The Z-Wave Alliance has recently unveiled its initial steps towards enabling members and manufacturers in the European Union to commence product development plans and certification of Z-Wave devices equipped with Z-Wave Long Range (ZWLR) capabilities. This development represents a significant milestone in smart home technology, the alliance has underscored.
ZWLR in Europe: An Alliance Effort
Upon announcing the ZWLR for the North American market, the Z-Wave Alliance has been actively striving to make the spec available to its esteemed members in Europe. Avi Rosenthal, Chairman of the Board of the Z-Wave Alliance, affirmed that with the specification now complete, the Alliance will soon disclose ZWLR certification program details. Once released, European Z-Wave Alliance members will have the opportunity to incorporate ZWLR in product development.
ZWLR Scalability: An Overview
Notable features of the new release include enhanced scalability and extended battery life. ZWLR achieves increased scalability by expanding the addressing space to 12-bit, thereby supporting up to 4,000 nodes on a single network. This is a significant leap from the 232 nodes supported by traditional Z-Wave.
As for battery life, the Z-Wave Long Range promises an impressive battery life of up to 10 years for end-point devices, powered by a single coin-cell battery. The dynamic power control feature allows devices to automatically modulate and optimise the radio output power of every transmission.
The Alliance has highlighted that such dynamic power control is key to future-proof Z-Wave device installations. It enables the deployment of sensors and end devices in hard-to-access areas such as crawl spaces, attics, basements, or behind walls, making devices with increased battery life particularly appealing.
Network Topology: Mesh and Star
Z-Wave supports both a mesh network and a star network operating within the same frequency range for wireless comms. Existing Z-Wave mesh and new ZWLR nodes can co-exist on the same network.

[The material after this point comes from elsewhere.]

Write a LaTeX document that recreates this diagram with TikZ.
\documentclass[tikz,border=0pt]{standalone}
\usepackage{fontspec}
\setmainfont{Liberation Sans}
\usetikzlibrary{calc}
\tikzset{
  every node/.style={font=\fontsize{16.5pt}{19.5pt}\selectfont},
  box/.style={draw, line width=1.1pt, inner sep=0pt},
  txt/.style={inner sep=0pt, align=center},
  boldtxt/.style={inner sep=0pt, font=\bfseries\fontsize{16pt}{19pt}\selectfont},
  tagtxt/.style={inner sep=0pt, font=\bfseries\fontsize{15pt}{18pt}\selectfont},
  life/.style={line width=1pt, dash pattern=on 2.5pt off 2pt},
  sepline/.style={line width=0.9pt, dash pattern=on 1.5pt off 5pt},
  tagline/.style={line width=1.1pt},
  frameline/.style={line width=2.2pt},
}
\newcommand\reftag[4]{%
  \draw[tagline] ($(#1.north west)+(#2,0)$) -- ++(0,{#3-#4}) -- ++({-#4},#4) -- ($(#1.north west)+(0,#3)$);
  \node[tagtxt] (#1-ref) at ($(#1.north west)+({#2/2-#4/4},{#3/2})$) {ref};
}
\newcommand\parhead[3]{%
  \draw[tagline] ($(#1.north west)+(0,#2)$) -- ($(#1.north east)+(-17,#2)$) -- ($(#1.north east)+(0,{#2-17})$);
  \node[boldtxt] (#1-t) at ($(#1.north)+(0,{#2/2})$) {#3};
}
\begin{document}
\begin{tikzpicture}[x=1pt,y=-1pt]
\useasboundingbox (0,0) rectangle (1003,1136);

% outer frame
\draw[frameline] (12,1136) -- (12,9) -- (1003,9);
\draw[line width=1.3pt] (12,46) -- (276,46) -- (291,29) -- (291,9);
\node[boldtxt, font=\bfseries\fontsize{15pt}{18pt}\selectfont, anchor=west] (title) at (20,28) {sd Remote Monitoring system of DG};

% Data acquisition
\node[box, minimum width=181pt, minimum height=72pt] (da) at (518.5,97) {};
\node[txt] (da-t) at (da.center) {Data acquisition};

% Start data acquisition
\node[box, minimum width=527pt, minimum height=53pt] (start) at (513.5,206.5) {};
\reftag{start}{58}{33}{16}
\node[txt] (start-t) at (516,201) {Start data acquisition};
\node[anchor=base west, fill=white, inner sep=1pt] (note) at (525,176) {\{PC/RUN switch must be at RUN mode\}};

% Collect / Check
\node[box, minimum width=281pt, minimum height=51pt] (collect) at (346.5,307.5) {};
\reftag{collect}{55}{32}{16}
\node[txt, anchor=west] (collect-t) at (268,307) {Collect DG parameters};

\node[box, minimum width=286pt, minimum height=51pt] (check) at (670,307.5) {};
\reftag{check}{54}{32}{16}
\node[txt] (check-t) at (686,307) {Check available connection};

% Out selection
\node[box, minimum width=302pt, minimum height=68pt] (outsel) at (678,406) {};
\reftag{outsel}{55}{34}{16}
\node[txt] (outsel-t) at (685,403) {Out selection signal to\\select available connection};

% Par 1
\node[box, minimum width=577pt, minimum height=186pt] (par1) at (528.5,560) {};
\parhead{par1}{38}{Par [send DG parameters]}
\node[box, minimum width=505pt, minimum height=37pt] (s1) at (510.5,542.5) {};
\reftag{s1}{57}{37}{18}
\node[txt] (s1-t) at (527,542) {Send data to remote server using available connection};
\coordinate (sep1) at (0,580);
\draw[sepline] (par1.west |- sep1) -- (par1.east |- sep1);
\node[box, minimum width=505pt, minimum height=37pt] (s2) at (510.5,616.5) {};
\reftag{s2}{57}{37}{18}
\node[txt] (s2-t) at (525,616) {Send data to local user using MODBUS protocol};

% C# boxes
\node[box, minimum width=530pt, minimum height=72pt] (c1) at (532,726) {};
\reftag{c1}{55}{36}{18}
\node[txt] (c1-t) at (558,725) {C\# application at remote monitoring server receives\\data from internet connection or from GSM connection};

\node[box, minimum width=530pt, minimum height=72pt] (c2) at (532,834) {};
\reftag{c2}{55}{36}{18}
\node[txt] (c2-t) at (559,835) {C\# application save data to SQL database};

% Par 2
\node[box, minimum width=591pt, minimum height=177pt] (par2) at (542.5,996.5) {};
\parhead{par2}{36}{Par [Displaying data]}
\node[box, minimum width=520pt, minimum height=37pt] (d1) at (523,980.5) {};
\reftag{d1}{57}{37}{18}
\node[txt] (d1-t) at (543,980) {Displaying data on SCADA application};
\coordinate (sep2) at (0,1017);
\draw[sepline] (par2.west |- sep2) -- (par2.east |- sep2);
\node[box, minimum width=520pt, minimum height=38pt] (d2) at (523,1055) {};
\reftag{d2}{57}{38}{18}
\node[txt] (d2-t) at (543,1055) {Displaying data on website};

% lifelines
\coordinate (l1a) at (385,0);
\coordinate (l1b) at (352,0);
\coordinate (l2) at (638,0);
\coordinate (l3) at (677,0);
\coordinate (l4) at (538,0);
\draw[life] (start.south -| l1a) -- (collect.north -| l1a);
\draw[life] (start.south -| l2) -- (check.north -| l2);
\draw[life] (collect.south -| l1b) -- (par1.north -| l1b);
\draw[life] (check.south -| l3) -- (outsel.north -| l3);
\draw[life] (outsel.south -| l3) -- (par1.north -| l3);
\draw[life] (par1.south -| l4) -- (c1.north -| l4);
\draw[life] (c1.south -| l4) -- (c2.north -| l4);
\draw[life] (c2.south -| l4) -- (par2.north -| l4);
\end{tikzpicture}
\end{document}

ZWLR devices operate on a star network topology which features the gateway/hub at a central point and establishes a direct, point-to-point connection to end devices. The direct communication path provided by the star network topology significantly reduces latency between the gateway/hub and end point devices, which is particularly beneficial in noisy or crowded installation environments with high volumes of wireless communications.
Z-Wave mesh and ZWLR have been engineered to co-exist and supplement each other. By operating on a star network, ZWLR facilitates direct gateway-hub-to-device connection across extended distances. In contrast, mesh traditionally allows the signal to hop from node to node until the intended destination is reached. With ZWLR, simplified routing enables commands to go through faster and potential failures within the network are quickly identified. With Z-Wave, manufacturers can exploit the self-healing properties of mesh networks and the direct communication benefits of a star network.
The Z-Wave Alliance first announced Z-Wave LR in 2020.